More than 3,600 schools are now members of the programme which encourages them to work towards Bronze, Silver and Gold levels of the Food for Life Partnership award scheme. Over 2,800 schools now serve Food for Life menus which are seasonal and freshly prepared with no hydrogenated fats or battery eggs.
Disadvantaged pupils are said to be benefiting too. Over a two-year period, free school meal take-up went up 13% in FFLP schools, 20.9% in secondary schools, and by 21% across the board in schools achieving the Silver or Gold award. 67.1% of schools felt the programme had a clear impact on their Ofsted report in terms of pupils’ personal development and well-being.
Commenting on the results, Libby Grundy director of the Food For Life Partnership warned that cuts to school meal budgets and supporting schemes would be a huge step backwards: “The UK has the highest rate of childhood obesity in Europe, with almost a quarter of adults and about one in ten children classed as obese and a further 20-25 per cent of children overweight. The UWE evidence shows that our programme has made a positive difference to improving diet and this in turn is having a knock-on effect on behaviour and attainment. Yet, just as the programme looks as if it has reached the tipping point in terms of making a cultural shift, cuts to local authority school meal budgets – and an uncertain funding future for the FFLP programme itself – could undo all the good work.”
It can't be denied that the work of both the SFT and FFLP has had a positive impact, with a number of schools reporting a change in attitudes and behaviour. Matt Jones, senior lecturer in health and social policy at UWE said: “This holistic approach appears to make a lot of sense for children who are encouraged to take their learning from classroom to dining hall and into their homes. Evidence of positive outcomes – for health, environmental awareness, wider learning and parental involvement, highlight the potential of joined-up action in schools.”
Professor Kevin Morgan, of Cardiff University's School of City and Regional Planning was part of the research team. He said: "This research shows that ending the FFLP scheme because of the current short-term emphasis on cost cutting would have a negative long-term impact on public health and the public purse."
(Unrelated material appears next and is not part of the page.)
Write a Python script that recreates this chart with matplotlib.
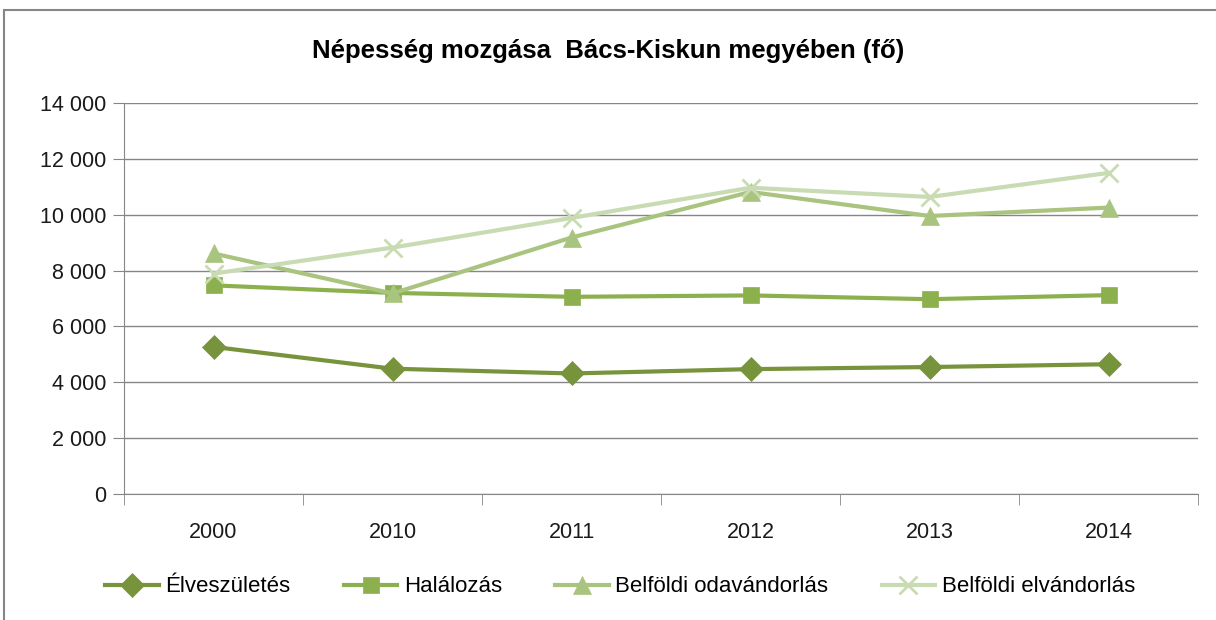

Vending machine manufacturers too have been forced to address health issues in recent years. One company working hard to take a more holistic approach to health is The Green Drinks Company. Ian Bidmead, managing director, commented: “Vending machines have an important role to play in schools catering, offering healthy drinks throughout the day and reducing queues during busy mealtimes. They are also a much needed source of revenue generating, in some cases, around £5000 a year in profit. The pay off until now has been the impact of transporting bottles of drinks and keeping them refrigerated.
“With schools concerned about rising energy costs and both schools and children increasingly concerned about the environment, the role of the vending machine is once again subject to scrutiny. However, developments in technology mean that it is now possible to reduce the carbon footprint of a vending machine by about 80% by taking water out of the supply chain and making and packaging soft drinks in the vending machine itself.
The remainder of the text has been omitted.